Homogen war noch ein schwacher Begriff für die Anzugsordnung, die sich bei den Passagieren des Flugs Berlin-Brüssel abzeichnete. Fast alle trugen feinen Zwirn. Nur zwölf junge Leute nicht, darunter ich. Wir gehörten einer Reisegruppe von Volontären aus Ost- und Norddeutschland an, die die Arbeit der Europäischen Union vor Ort in Brüssel kennenlernen durften.
Die 48 Stunden, die uns dafür zur Verfügung standen, waren mehr als gut gefüllt. Auf dem Plan standen Gespräche mit Referenten, Diskussionen mit Pressesprechern, Besuche in offiziellen Vertretungen der Staaten und Bundesländer. Ein kleiner Höhepunkt war die Teilnahme an der Mittagspressekonferenz, zu der an diesem Tag der Wettbewerbskommissar Joaquin Almunia eingeladen war. Almunia sprach über die Fusion von Fluggesellschaften und die Subventionierung von Nuklearkraftwerken in Großbritannien – kein leichter Stoff, wenn man nicht in eben diesem steht. Den zweiten Tag verbrachten wir überwiegend im Europäischen Parlament – allerdings ohne auch nur einen der 766 Abgeordneten zu Gesicht bekommen zu haben. Die waren in Straßburg, am Hauptsitz und eigentlichen Tagungsort.

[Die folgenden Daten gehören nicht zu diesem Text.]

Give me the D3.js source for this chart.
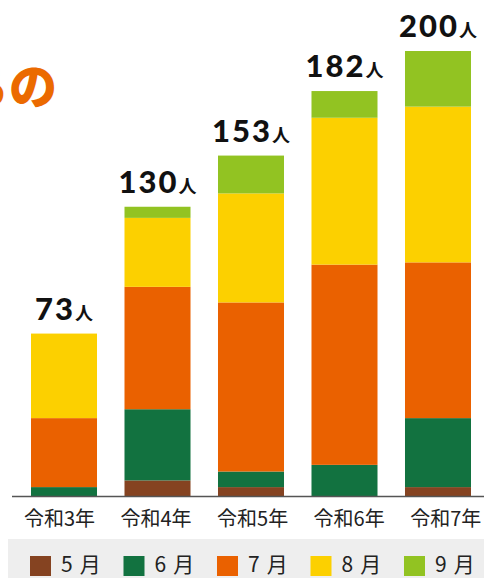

Am Abend blieb dann noch etwas Zeit, die Stadt zu erkunden. Wenn sich Gegensätze anziehen, dann ist Brüssel wie ein großer Magnet. Waffeln und Pralinen für die einen, Bier und Pommes für die anderen. Gotische Prunkbauten für Geschichtsfans und Glas-Stahl-Gebäude für die Freunde moderner Architektur. Alles auf engstem Raum und irgendwo dazwischen (ja, man muss ihn schon etwas suchen) den Manneken Pis, den kleinen (in der Tat!) wasserlassenden Mann, der weltberühmt geworden ist (warum eigentlich?).
Und was hat das alles nun mit der Arbeit eines Lokaljournalisten zu tun, und warum war ich überhaupt in Brüssel? Die juristische Antwort: Ein Großteil der Gesetze und Richtlinien, die in Deutschland zur Anwendung kommen, werden genau dort verabschiedet. Nicht zu vergessen die vielen Fördermittel, die aus Brüssel fließen und auf die zum Beispiel mit den nicht zu übersehenden „EFRE“-Schildern aufmerksam gemacht wird. Die praktische Antwort: Auch wir Journalisten blicken häufig wie die – na sie wissen schon – ins Uhrwerk, wenn es um die EU geht. Auch für uns ist also ein Blick in das Räderwerk der ganz großen Politik sehr hilfreich.